Oceanites, Inc. is a US-based, tax-exempt nonprofit §501(c)(3) organization that has been driving science-based conservation under the Antarctic Treaty for more than two decades — and represents the world’s only non-profit, publicly supported Antarctic research program.
This quarter-century on the ‘front lines’ of climate change allows Oceanites to drive worldwide awareness regarding adaptation to climate change impacts.
Oceanites’ Antarctic Site Inventory (ASI) is, and has been, the only project monitoring and analyzing penguin and seabird population changes in the vastly warmed Antarctic Peninsula since 1994. The ASI’s 25-year time series of penguin and seabird data is a major, unparalleled contribution that has helped efforts to better understand climate change impacts and assist environmental protection across the entire Antarctic Peninsula.
Over the years, Oceanites has spurred successful efforts to establish both general guidance for all Antarctic visitors and a series of site-specific management guidelines.
Oceanites’ Mapping Application for Penguin Populations and Projected Dynamics (MAPPPD) database launched in October 2016. It makes publicly available continent-wide Antarctic penguin population data and descriptive information. MAPPPD now comprises data from over 660 sites across the entire Antarctic continent.

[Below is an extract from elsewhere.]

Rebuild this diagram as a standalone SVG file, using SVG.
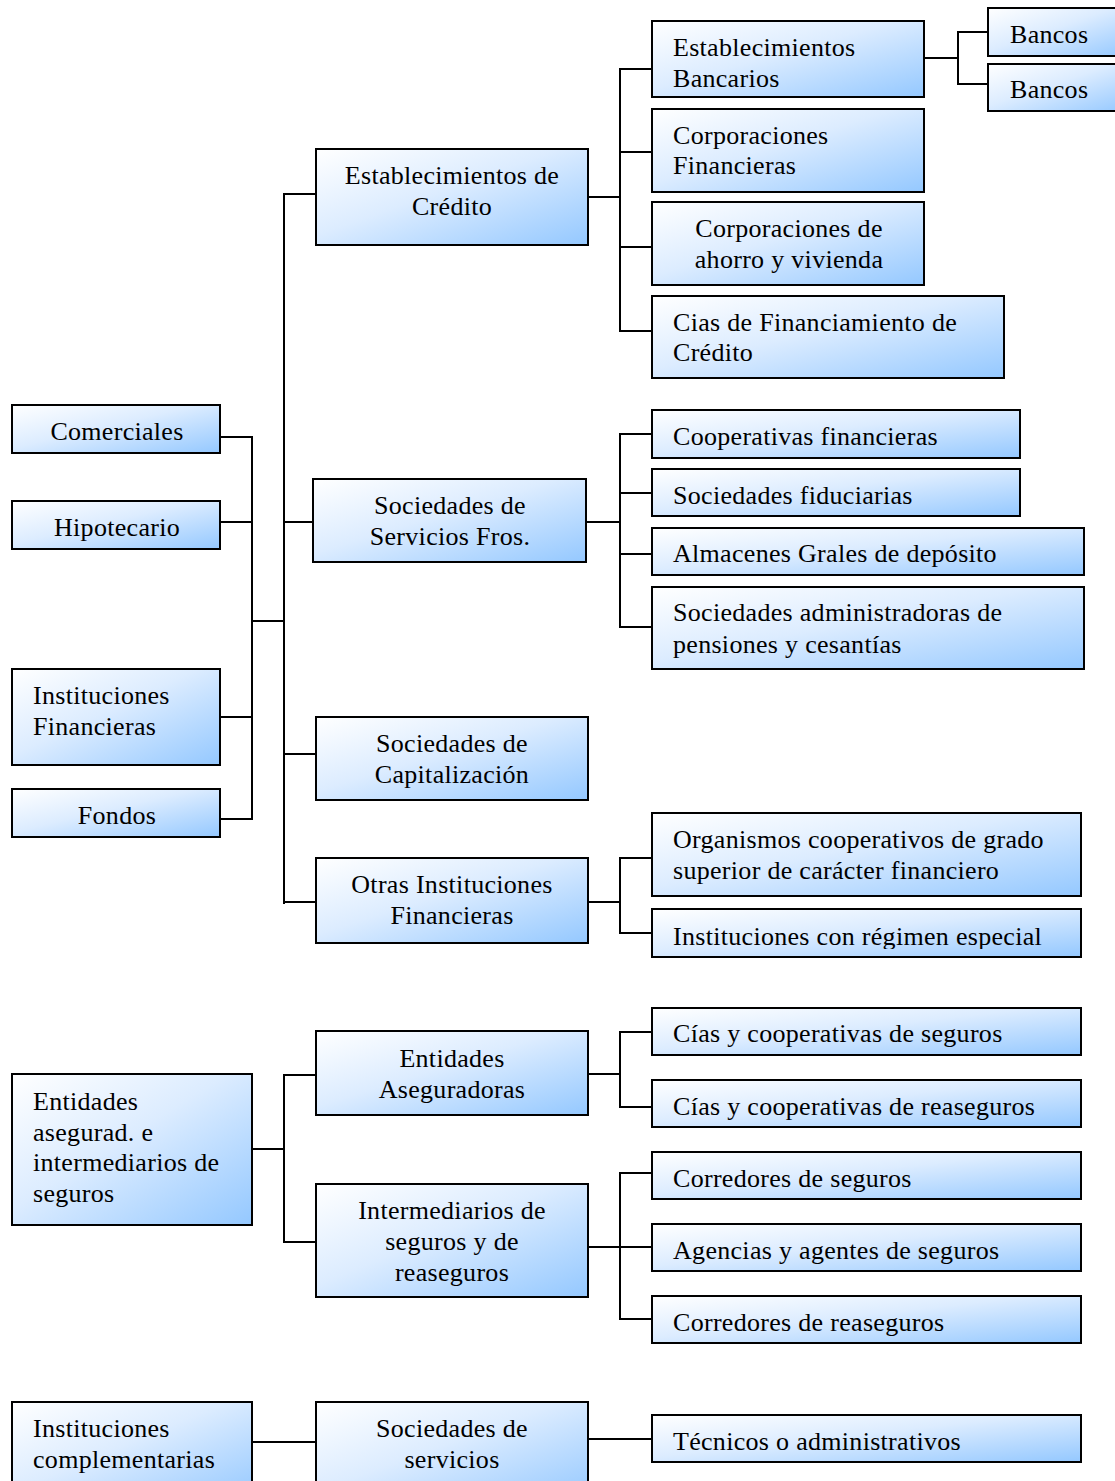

Oceanites draws public attention to climate change, penguins, and Antarctica through its annual State of Antarctic Penguins reports, which are compiled using MAPPPD and summarize the status — population size and population trends — of Antarctica’s penguins.
Critically, Oceanites’ longstanding credibility promotes a better understanding of the singular issue of our time — adaptation — because Antarctica and its penguins are incubators foretelling our planet’s future.
Oceanites uses penguin population trends to focus public attention on climate change ‘winners’ and ‘losers’ — and whether penguins or we humans will have food, a good home, and a healthy environment for children and grandchildren that are necessary to adapt to our warming future.